The battle for the women’s spot on the Habayit Hayehudi list is heating up, with national-religious women’s organization Emunah working on a behind-the-scenes campaign to take down candidate Ayelet Shaked, who is not religious.

According to a senior party source, Emunah chairwoman Leora Minka is trying to convince one of the other two females running – former MK Gila Finkelstein and Shuli Mualem – to leave the race.

Minka’s goal, the source said, is for there to be one strong, religious woman who can face Shaked, who has a high profile because of the controversy over her secularism and the campaigns she led in recent years as the co-founder of the popular My Israel hasbara website.

Meanwhile, Shaked’s camp challenged Minka’s criticism of the candidate on religious grounds, pointing out that Shaked has the support of several influential national-religious rabbis.

“She is a very talented woman that proved herself in leadership positions. Beyond that, she has good qualities and is idealistic,” Beit El Chief Rabbi Shlomo Aviner wrote about Shaked. “As for a female MK or a secular MK – there have been such things in the past.

We should not focus on what separates the nation, but what we have in common, which is much greater.”
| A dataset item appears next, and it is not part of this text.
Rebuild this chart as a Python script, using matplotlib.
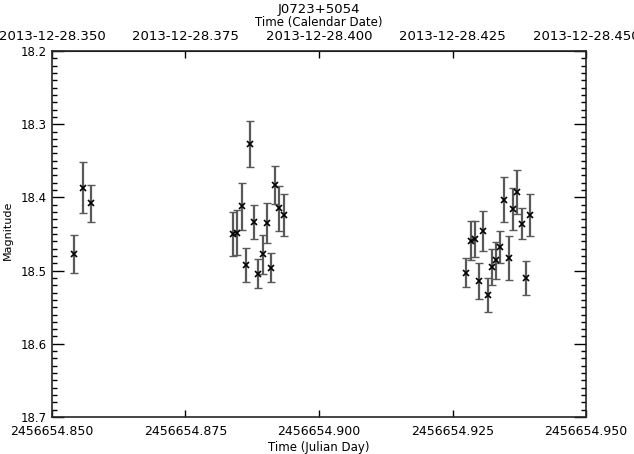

Former IDF chief rabbi Avihai Rontzki, who, like Shaked, is running with Habayit Hayehudi leadership candidate Naftali Bennett, took credit for convincing her to join the primary. He explained that she identifies with the party’s values, and can be instrumental in spreading them outside of the national-religious sector.

Though Minka did not confirm that she is working to convince female candidates to leave the Habayit Hayehudi race, she openly came out against Shaked running for the fourth spot on the party’s list on Friday.“That spot is saved for a national-religious woman. We need someone who can represent their interests,” the Emunah chairwoman said. “For there to be a woman who is not religious [in that spot] seems ridiculous and unserious.”

Minka added that she has nothing personal against Shaked, having never met her, and said the candidate could be a good fit for the fifth spot, which is for someone under 40.

However, according to Minka, as a secular person, Shaked cannot understand religious women’s issues such as national service and representation in religious courts.

Meanwhile, neither Finkelstein nor Mualem were willing to back down this weekend.

Mualem, deputy chairwoman of the IDF Widows and Orphans Organization, said she appreciates the support of Emunah, but that she is not running against Shaked – rather for a place on the list.

However, she said that the issue of Shaked’s candidacy is one of Habayit Hayehudi’s identity.

“Are we Likud number two, or are we a national-religious party? This is a question of the party’s meaning, its views and who can best represent its members, especially the women,” Mualem said, adding that she can represent Habayit Hayehudi voters in issues such as teaching religious values in schools and women’s status in rabbinical courts.

Finkelstein, an English teacher and former principal of the Tzeitlin religious high school in Tel Aviv who was a member of the 16th Knesset, would not refer specifically to the other women in the race.

Instead, she highlighted her three-and-a-half years of experience in the Knesset, including legislation to help special-needs students and agunot.

The former MK said only that “we are in the middle of a new process, on the eve of a primary that does not require a period of membership in the party.”

“In light of my experience, I believe in my power to get the public’s support,” Finkelstein added.